Yale finally took the lead with just 3.5 seconds left in the second period. A Gus Young shot from the left point found its way to the left circle where Clinton Bourbonais tipped it through Eric Hartzell’s five hole for the 1-0 lead.
The Bulldogs took the two-goal lead 3:35 into the third period on a near perfect shot from Charles Orzetti. Orzetti carried the puck into the Bobcats’ end and fired a shot. Hartzell made the save but the rebound came right back to Orzetti at the bottom of the left circle. Orzetti fired again and beat Hartzell just inside the far post.
“It was tie game until late in the second period and we were stressing getting pucks and bodies to the net and [Bourbonais] tipped it in,” Allain said.

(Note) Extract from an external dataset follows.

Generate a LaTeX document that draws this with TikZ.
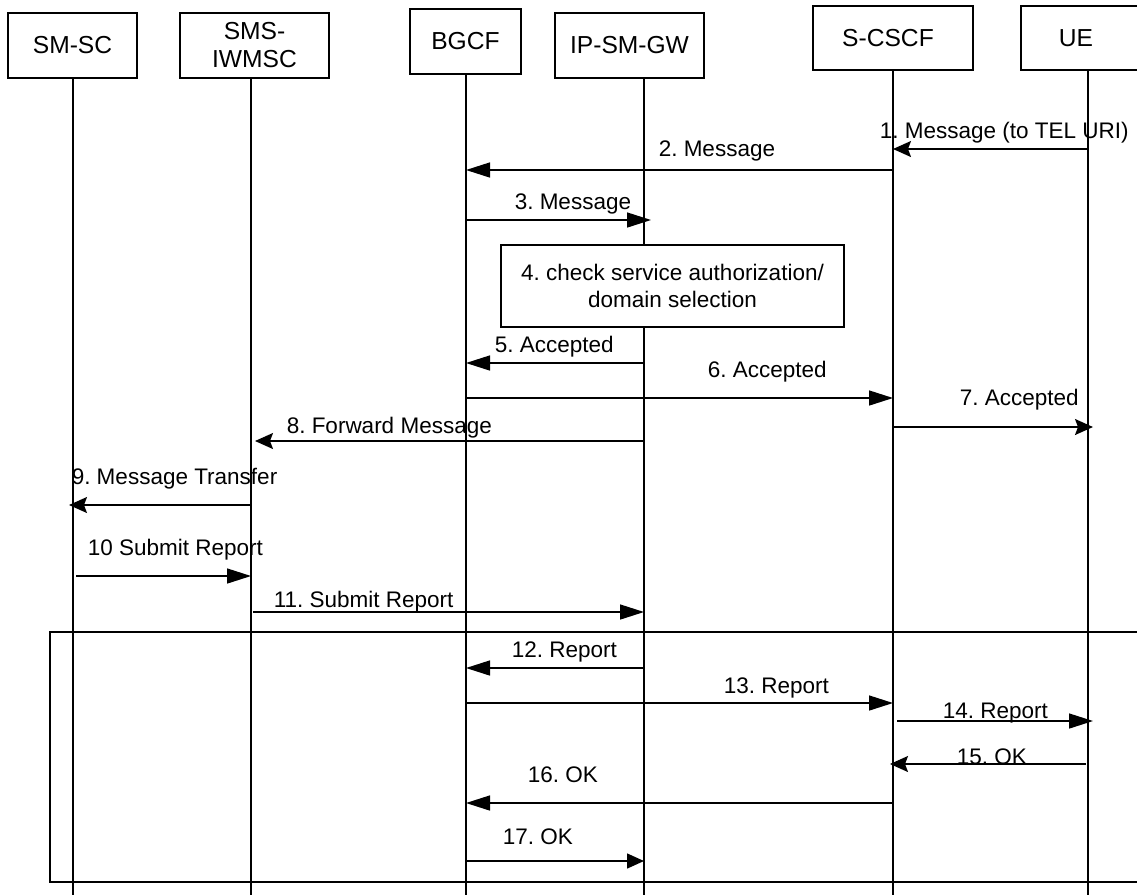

Yale added a third to make it 3-0 with just over ten minutes to play in the third period. Andrew Miller snuck through the neutral zone where Kenny Agostino fed Miller. Miller walked in and fired a shot through Hartzell’s five hole.
After matching minors, Quinnipiac opted to pull Hartzell for the extra attacker with more than seven minutes left to play in regulation.
The Bobcats generated a pair of shots off the advantage, but with just under seven minutes to play, Pittsburgh native Jesse Root fired a shot into the empty net to seal the win.
“[Quinnipiac] carried the banner for our league all year long, but I think tonight was our turn,” Allain said.
The magical and historic season ends for a Bobcats team that turned a lot of heads in the college hockey world.
“This wasn’t the way we wanted it to end,” Quinnipiac’s Zack Currie said. “It’s a hard pill to swallow. We would have liked to have it end differently but I’m excited to see where Quinnipiac hockey goes in the future.”
Quinnipiac will host a rally for the team Wednesday afternoon on the steps of the Arnold Bernhard Library.